As the first fissures surface in the Jethmalani-Hurriyat dialogue even before it
takes shape, one wonders who the next Kashmir interlocutor will be

Senior Kashmir bureaucrat Wajahat Habibullah’s trip was shrouded in mystery. He never acknowledged any brief from Delhi. He did hold a meeting with Hurriyat chairman Abdul Gani Bhat one night, capturing the headlines for a few days. Bhat claims they talked of ‘‘Delhi’s weather’’.

By the time Habibullah retired to Mussoorie, where he heads the IAS academy, it was winter in Kashmir. The weather had changed, and so had the interlocutor. This time, the prime minister’s Kashmir point man A.S. Dullat made the rounds of Srinagar, meeting the separatist leadership. Although his efforts made inroads into the Hurriyat executive, and raised dust across Kashmir’s political spectrum, there was no visible outcome.
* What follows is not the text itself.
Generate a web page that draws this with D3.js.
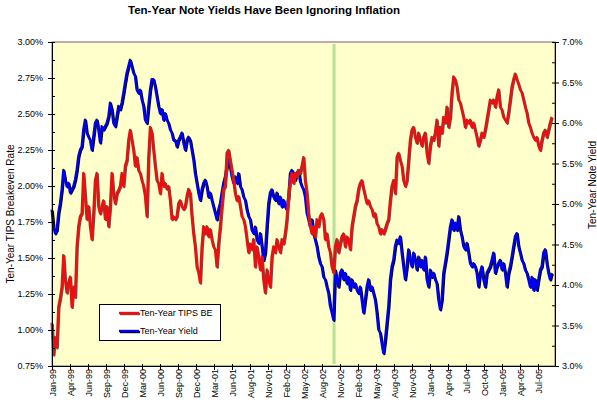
<!DOCTYPE html>
<html><head><meta charset="utf-8">
<script src="https://cdn.jsdelivr.net/npm/d3@7/dist/d3.min.js"></script>
<style>
html,body{margin:0;padding:0;background:#fff;}
svg text{font-family:"Liberation Sans",Arial,sans-serif;}
</style></head>
<body>
<svg id="chart" width="597" height="405"></svg>
<script>
// ---- data ----
const title = "Ten-Year Note Yields Have Been Ignoring Inflation";
const xLabels = ["Jan-99","Apr-99","Jun-99","Sep-99","Dec-99","Mar-00","Jun-00","Sep-00","Dec-00","Mar-01","Jun-01","Aug-01","Nov-01","Feb-02","May-02","Aug-02","Nov-02","Feb-03","May-03","Aug-03","Nov-03","Jan-04","Apr-04","Jul-04","Oct-04","Jan-05","Apr-05","Jul-05"];
const leftTicks = [0.75,1.00,1.25,1.50,1.75,2.00,2.25,2.50,2.75,3.00];
const rightTicks = [3.0,3.5,4.0,4.5,5.0,5.5,6.0,6.5,7.0];
const seriesNames = ["Ten-Year TIPS BE","Ten-Year Yield"];
// roughly weekly observations, ~10.8 per axis label slot
const samplesPerSlot = 10.8;
const firstSampleOffset = -0.2;
const markerSlot = 15.67; // Oct-02 marker
const tipsBE = [
1.05,0.83,0.95,0.88,1.16,1.22,1.30,1.52,1.35,1.26,1.33,1.37,1.16,1.30,1.23,1.58,1.72,1.79,1.81,2.09,
1.93,1.77,1.86,1.72,1.63,1.81,2.04,2.09,1.86,1.81,1.86,1.90,1.77,1.86,1.72,1.86,2.09,1.95,1.88,1.95,
1.97,2.00,2.09,2.00,2.14,2.18,2.32,2.39,2.32,2.25,2.14,2.20,2.11,2.09,2.04,2.00,1.93,1.79,2.20,2.41,
2.37,2.25,2.14,2.04,2.02,1.95,2.09,2.00,2.02,1.98,2.00,1.90,1.77,1.79,
1.77,1.79,1.88,1.90,1.86,1.84,1.86,1.93,1.98,1.95,1.79,1.67,1.58,1.44,1.40,1.33,1.58,1.72,1.67,1.72,
1.65,1.70,1.63,1.58,1.56,1.44,1.60,1.72,1.86,1.98,2.00,2.23,2.25,2.18,2.11,2.04,1.95,1.90,1.93,1.86,
1.79,1.77,1.72,1.63,1.54,1.60,1.56,1.63,1.44,1.58,1.51,1.42,1.51,1.35,1.26,1.42,1.35,1.30,1.51,1.58,
1.54,1.63,1.58,1.54,1.63,1.60,1.67,1.77,1.93,2.04,2.09,2.02,2.09,2.07,2.11,
2.09,2.14,2.20,2.04,1.95,1.81,1.72,1.67,1.72,1.65,1.77,1.72,1.79,1.81,1.77,1.63,1.67,1.58,1.54,1.44,
1.40,1.58,1.63,1.54,1.60,1.65,1.67,1.58,1.65,1.63,1.56,1.72,1.79,1.86,1.90,1.98,2.02,2.04,1.98,1.93,
1.88,1.90,1.86,1.84,1.79,1.81,1.74,1.72,1.67,1.70,1.67,1.70,1.74,1.77,1.90,2.00,2.04,1.95,2.20,2.23,
2.18,2.14,2.04,2.00,2.04,2.18,2.32,2.39,2.41,2.34,2.30,2.37,2.32,2.28,2.34,
2.37,2.23,2.16,2.28,2.34,2.32,2.37,2.46,2.28,2.41,2.37,2.48,2.44,2.55,2.41,2.48,2.65,2.76,2.74,2.69,
2.60,2.58,2.53,2.48,2.41,2.46,2.44,2.46,2.41,2.44,2.39,2.34,2.28,2.32,2.37,2.34,2.39,2.46,2.53,2.60,
2.58,2.60,2.55,2.62,2.67,2.55,2.53,2.48,2.46,2.44,2.51,2.60,2.69,2.74,2.78,2.74,2.71,2.67,2.65,2.60,
2.55,2.51,2.44,2.41,2.37,2.34,2.32,2.34,2.28,2.25,2.32,2.37,2.39,2.34,2.39,2.44,2.48
];
const noteYield = [
4.93,4.72,4.64,4.68,4.89,5.01,5.18,5.42,5.30,5.22,5.26,5.14,5.18,5.22,5.30,5.42,5.59,5.67,5.71,5.92,
6.04,5.88,5.83,5.79,5.67,5.83,6.00,6.04,5.92,5.76,5.96,5.92,5.96,6.00,6.08,6.25,6.17,6.00,5.96,6.08,
6.21,6.17,6.25,6.37,6.50,6.62,6.70,6.78,6.70,6.62,6.58,6.41,6.37,6.41,6.29,6.21,6.04,6.00,6.21,6.41,
6.54,6.54,6.45,6.33,6.21,6.12,6.17,6.04,6.12,6.04,6.00,5.92,5.88,5.79,
5.79,5.71,5.79,5.83,5.88,5.76,5.67,5.79,5.83,5.79,5.67,5.55,5.38,5.26,5.14,5.05,5.18,5.26,5.30,5.22,
5.09,5.14,5.05,4.97,4.89,4.81,4.93,5.01,5.14,5.26,5.34,5.46,5.55,5.46,5.34,5.26,5.34,5.26,5.38,5.22,
5.18,5.09,5.05,4.93,4.85,4.81,4.68,4.64,4.72,4.56,4.52,4.64,4.48,4.31,4.40,4.72,5.01,5.14,5.18,5.09,
5.05,5.14,5.01,5.09,4.97,5.05,4.97,4.93,5.09,5.38,5.42,5.38,5.30,5.38,5.42,
5.28,5.22,5.18,5.09,4.89,4.81,4.72,4.81,4.64,4.56,4.48,4.35,4.27,4.23,4.10,4.07,3.98,3.90,3.74,3.66,
3.57,4.19,4.07,3.98,4.15,4.19,4.07,4.15,4.02,4.10,3.94,4.07,3.98,4.02,3.94,3.90,3.98,3.82,3.66,3.82,
3.98,4.07,3.94,3.98,3.90,3.82,3.66,3.45,3.41,3.28,3.16,3.32,3.53,3.74,4.07,4.23,4.31,4.48,4.56,4.52,
4.60,4.40,4.23,4.07,4.23,4.44,4.31,4.23,4.40,4.31,4.19,4.35,4.23,4.31,4.19,
4.35,4.07,3.98,4.19,4.10,4.15,4.07,4.02,3.82,3.70,3.82,4.15,4.27,4.40,4.56,4.72,4.81,4.68,4.77,4.68,
4.85,4.68,4.60,4.48,4.44,4.52,4.40,4.27,4.23,4.27,4.23,4.15,3.98,4.15,4.23,4.07,3.98,4.15,4.19,4.23,
4.31,4.40,4.15,4.23,4.27,4.31,4.19,4.27,4.15,3.98,4.15,4.23,4.35,4.48,4.60,4.64,4.48,4.40,4.31,4.27,
4.19,4.15,4.07,3.98,4.10,3.94,4.07,3.94,4.07,4.19,4.23,4.40,4.44,4.27,4.15,4.07,4.15
];

// ---- layout ----
const svg = d3.select("#chart");
const L = 52, R = 555, T = 42, B = 366;
const x = d3.scaleLinear().domain([0, 27]).range([L, L + 486]);
const yL = d3.scaleLinear().domain([0.75, 3.0]).range([B, T]);
const yR = d3.scaleLinear().domain([3.0, 7.0]).range([B, T]);

svg.append("rect").attr("width",597).attr("height",405).attr("fill","#fff");
svg.append("rect").attr("x",L).attr("y",T).attr("width",R-L).attr("height",B-T)
  .attr("fill","#FFFFCC").attr("stroke","#806050").attr("stroke-width",1);

// title
svg.append("text").attr("x",264).attr("y",14).attr("text-anchor","middle")
  .attr("font-size","11.5px").attr("font-weight","bold").attr("fill","#000").text(title);

// marker line
svg.append("line").attr("x1",x(markerSlot)).attr("x2",x(markerSlot))
  .attr("y1",T+2).attr("y2",B-2).attr("stroke","#B4E29A").attr("stroke-width",3);

// lines
const slotOf = i => (i + firstSampleOffset) / samplesPerSlot;
const lineR = d3.line().x((d,i)=>x(slotOf(i))).y(d=>yR(d));
const lineL = d3.line().x((d,i)=>x(slotOf(i))).y(d=>yL(d));
const g = svg.append("g");
g.append("path").attr("d",lineR(noteYield)).attr("fill","none").attr("stroke","#000")
  .attr("stroke-width",2.4).attr("transform","translate(1,1)").attr("stroke-linejoin","round");
g.append("path").attr("d",lineR(noteYield)).attr("fill","none").attr("stroke","#0000F0")
  .attr("stroke-width",2.4).attr("stroke-linejoin","round");
g.append("path").attr("d",lineL(tipsBE)).attr("fill","none").attr("stroke","#7a4a42")
  .attr("stroke-width",2.4).attr("transform","translate(1,1)").attr("stroke-linejoin","round");
g.append("path").attr("d",lineL(tipsBE)).attr("fill","none").attr("stroke","#E81010")
  .attr("stroke-width",2.4).attr("stroke-linejoin","round");

// axes
function styleAxis(sel){
  sel.select(".domain").attr("stroke","#000");
  sel.selectAll(".tick line").attr("stroke","#000");
  sel.selectAll("text").attr("font-size","9px").attr("fill","#000");
}
const minorL = d3.range(0.75, 3.0001, 0.125);
const minorR = d3.range(3.0, 7.0001, 0.25);
svg.append("g").attr("transform",`translate(${L},0)`)
  .call(d3.axisLeft(yL).tickValues(leftTicks).tickFormat(d=>d.toFixed(2)+"%").tickSize(4).tickSizeOuter(0).tickPadding(5))
  .call(styleAxis);
svg.append("g").attr("transform",`translate(${L},0)`)
  .call(d3.axisRight(yL).tickValues(minorL).tickFormat("").tickSize(3).tickSizeOuter(0))
  .call(styleAxis);
svg.append("g").attr("transform",`translate(${R},0)`)
  .call(d3.axisRight(yR).tickValues(rightTicks).tickFormat(d=>d.toFixed(1)+"%").tickSize(4).tickSizeOuter(0).tickPadding(3))
  .call(styleAxis);
svg.append("g").attr("transform",`translate(${R},0)`)
  .call(d3.axisLeft(yR).tickValues(minorR).tickFormat("").tickSize(3).tickSizeOuter(0))
  .call(styleAxis);
const xa = svg.append("g").attr("transform",`translate(0,${B})`)
  .call(d3.axisBottom(x).tickValues(d3.range(xLabels.length)).tickFormat(i=>xLabels[i]).tickSize(4).tickSizeOuter(0))
  .call(styleAxis);
xa.select(".domain").attr("d",`M${L},0.5H${R}`);
xa.selectAll(".tick text").attr("text-anchor","end").attr("transform","rotate(-90)")
  .attr("x",-3).attr("y",0).attr("dy","0.35em");
svg.append("g").attr("transform",`translate(0,${B})`)
  .call(d3.axisTop(x).tickValues(d3.range(xLabels.length)).tickFormat("").tickSize(2).tickSizeOuter(0))
  .call(styleAxis).select(".domain").remove();

// axis titles
svg.append("text").attr("transform","translate(14,214) rotate(-90)").attr("text-anchor","middle")
  .attr("font-size","10px").attr("fill","#000").text("Ten-Year TIPS Breakeven Rate");
svg.append("text").attr("transform","translate(596,185) rotate(-90)").attr("text-anchor","middle")
  .attr("font-size","10px").attr("fill","#000").text("Ten-Year Note Yield");

// legend
const lg = svg.append("g");
lg.append("rect").attr("x",99.5).attr("y",304.5).attr("width",121).attr("height",36)
  .attr("fill","#fff").attr("stroke","#000");
const legColors = [["#E81010","#7a4a42"],["#0000F0","#000"]];
seriesNames.forEach((n,i)=>{
  const yy = 313 + i*18;
  lg.append("line").attr("x1",120).attr("x2",140).attr("y1",yy+1).attr("y2",yy+1)
    .attr("stroke",legColors[i][1]).attr("stroke-width",2.4);
  lg.append("line").attr("x1",119).attr("x2",139).attr("y1",yy).attr("y2",yy)
    .attr("stroke",legColors[i][0]).attr("stroke-width",2.4);
  lg.append("text").attr("x",140).attr("y",yy).attr("dy","0.35em")
    .attr("font-size","9px").attr("fill","#000").text(n);
});
</script>
</body></html>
After a few months of hectic activity, Dullat too was overshadowed by the former law minister, Ram Jethmalani, who has formed a Kashmir Committee. He also met with the deputy prime minister to exhibit his locus standi as a private interlocutor with official blessings. The separatists, who had been shying away publicly from talks, have shown excitement. But the question is, what will the talks be about? Jethmalani appeals to the separatists to join the fray even as the Hurriyat distances itself from the electoral process and talks only of separatism. Through it all, former diplomat Salman Haider has run a separate show holding Ford Foundation-sponsored seminars on conflict resolution at Chandigarh, attended by a few Kashmiri separatists and Pakistanis. Nothing substantial has come out of that either.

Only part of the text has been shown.